A church in Burkina Faso, where over 20% of the population is Christian. (Photo: khym54 via Flickr; CC 2.0)

Christian and Muslim leaders in Burkina Faso met last week to discuss interreligious dialogue amidst growing concerns about the spread of violent Islamic extremism in the country, reports Fides.

The landlocked West African nation, which borders Mali, Niger, Benin, Togo, Ghana and Ivory Coast, is majority-Muslim (around 60%), but also has significant numbers of Christians (over 20%, the vast majority of whom are Catholics) and followers of indigenous beliefs (15%), according to the latest census (2006).

On top of a rise in violent extremism, delegates of the Second General Assembly 2018 of the Episcopal Commission for Islamic-Christian Dialogue noted an increase in radicalisation and the use of religion to drive political agendas.

“We are called to live together,” Muslim leader Iman Boureima Drobo told delegates. “We must learn to do it. It is an obligation, otherwise it will be very difficult to be happy on this earth. It is here that Paradise and eternal life are prepared. If we are not in this state of spirit in this world, it will be very difficult to obtain what God has promised us after death.”

Last month the International Crisis Group warned of an “alarming escalation of jihadist violence”, as reports emerged about a group called ‘Islamic Security’, operating from Pouytenga, 150km east of the capital Ouagadougou.
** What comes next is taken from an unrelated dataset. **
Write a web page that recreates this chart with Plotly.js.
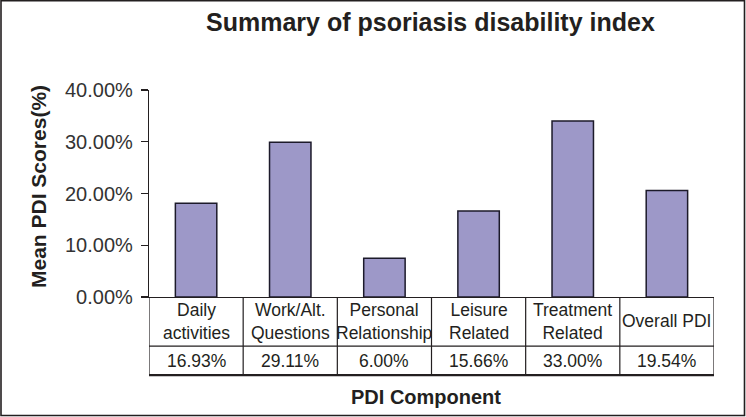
<!DOCTYPE html>
<html>
<head>
<meta charset="utf-8">
<script src="https://cdn.plot.ly/plotly-3.0.1.min.js"></script>
<style>
  html, body { margin: 0; padding: 0; background: #fff; }
  #chart { width: 746px; height: 417px; }
</style>
</head>
<body>
<div id="chart"></div>
<script>
// ---- data ----
const categories = ["Daily<br>activities", "Work/Alt.<br>Questions", "Personal<br>Relationship", "Leisure<br>Related", "Treatment<br>Related", "Overall PDI"];
const barValues = [0.181, 0.299, 0.075, 0.166, 0.340, 0.206];
const tableValues = ["16.93%", "29.11%", "6.00%", "15.66%", "33.00%", "19.54%"];
const yTicks = [0, 0.1, 0.2, 0.3, 0.4];

// ---- styling ----
const dark = "#231f20";
const fontFam = "Liberation Sans, Arial, sans-serif";
const idx = categories.map((_, i) => i);

// table geometry (paper units relative to plot area height)
const headerBottom = -0.237;
const tableBottom = -0.377;
const headerMid = -0.118;
const valueMid = -0.308;

const shapes = [];
for (let i = 0; i <= categories.length; i++) {
  shapes.push({type: "line", xref: "x", yref: "paper", x0: i - 0.5, x1: i - 0.5,
    y0: 0, y1: tableBottom, line: {color: dark, width: 1.2}});
}
shapes.push({type: "line", xref: "paper", yref: "paper", x0: 0, x1: 1,
  y0: headerBottom, y1: headerBottom, line: {color: dark, width: 1.2}});
shapes.push({type: "line", xref: "paper", yref: "paper", x0: 0, x1: 1,
  y0: tableBottom, y1: tableBottom, line: {color: dark, width: 2.2}});
shapes.push({type: "rect", xref: "paper", yref: "paper",
  x0: (1 - 149) / 565, x1: (744.5 - 149) / 565,
  y0: (297 - 415.5) / 207, y1: (297 - 0.8) / 207,
  line: {color: dark, width: 1.6}, fillcolor: "rgba(0,0,0,0)"});

const annotations = [];
idx.forEach(i => {
  annotations.push({xref: "x", yref: "paper", x: i, y: headerMid, text: categories[i],
    showarrow: false, xanchor: "center", yanchor: "middle",
    font: {family: fontFam, size: 17.5, color: dark}});
  annotations.push({xref: "x", yref: "paper", x: i, y: valueMid, text: tableValues[i],
    showarrow: false, xanchor: "center", yanchor: "middle",
    font: {family: fontFam, size: 17.5, color: dark}});
});
annotations.push({xref: "paper", yref: "paper", x: (38 - 149) / 565, y: (297 - 187) / 207,
  text: "<b>Mean PDI Scores(%)</b>", textangle: -90, showarrow: false,
  xanchor: "center", yanchor: "middle", font: {family: fontFam, size: 21, color: dark}});
annotations.push({xref: "paper", yref: "paper", x: (426 - 149) / 565, y: (297 - 397) / 207,
  text: "<b>PDI Component</b>", showarrow: false,
  xanchor: "center", yanchor: "middle", font: {family: fontFam, size: 20, color: dark}});

const trace = {
  type: "bar",
  x: idx,
  y: barValues,
  marker: {color: "#9d98c8", line: {color: "#1c1a2a", width: 1.5}},
  hoverinfo: "skip"
};

const layout = {
  width: 746, height: 417,
  margin: {l: 149, r: 32, t: 90, b: 120, pad: 0},
  paper_bgcolor: "#fff", plot_bgcolor: "#fff",
  showlegend: false,
  bargap: 0.56,
  title: {text: "<b>Summary of psoriasis disability index</b>", x: 0.577, xanchor: "center",
    y: 1 - 22 / 417, yanchor: "middle", font: {family: fontFam, size: 25, color: dark}},
  xaxis: {range: [-0.5, 5.5], showticklabels: false, ticks: "", showgrid: false, zeroline: false,
    showline: true, linecolor: dark, linewidth: 1.2, fixedrange: true},
  yaxis: {range: [0, 0.4], tickvals: yTicks, tickformat: ".2%", ticks: "outside", ticklen: 7,
    tickcolor: dark, tickwidth: 1.2, showgrid: false, zeroline: false, showline: true,
    linecolor: dark, linewidth: 1.2, ticklabelstandoff: 4,
    tickfont: {family: fontFam, size: 20, color: "#333"}, fixedrange: true},
  shapes: shapes,
  annotations: annotations
};

Plotly.newPlot("chart", [trace], layout, {displayModeBar: false, staticPlot: true});
</script>
</body>
</html>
The Fédération des Associations Islamiques du Burkina described the group as “the non-armed service of the local Sunni movement”, whose members were guarding mosques and other religious sites during times of worship. The group is now believed to have been disbanded.

Background

Burkina Faso has been the scene of several Islamist attacks, including one in January 2016 in which 29 people were killed, including a US missionary and six Christians on a humanitarian trip.

On the very same day, an Australian doctor and his wife were kidnapped in the town of Djibo, near the Mali border. Ken and Jocelyn Elliott, who are in their eighties, had worked in Burkina Faso since the 1970s. Jocelyn was released after a month, but her husband, who was declared a citizen of the West African nation by an official decree in November 2016, is still missing.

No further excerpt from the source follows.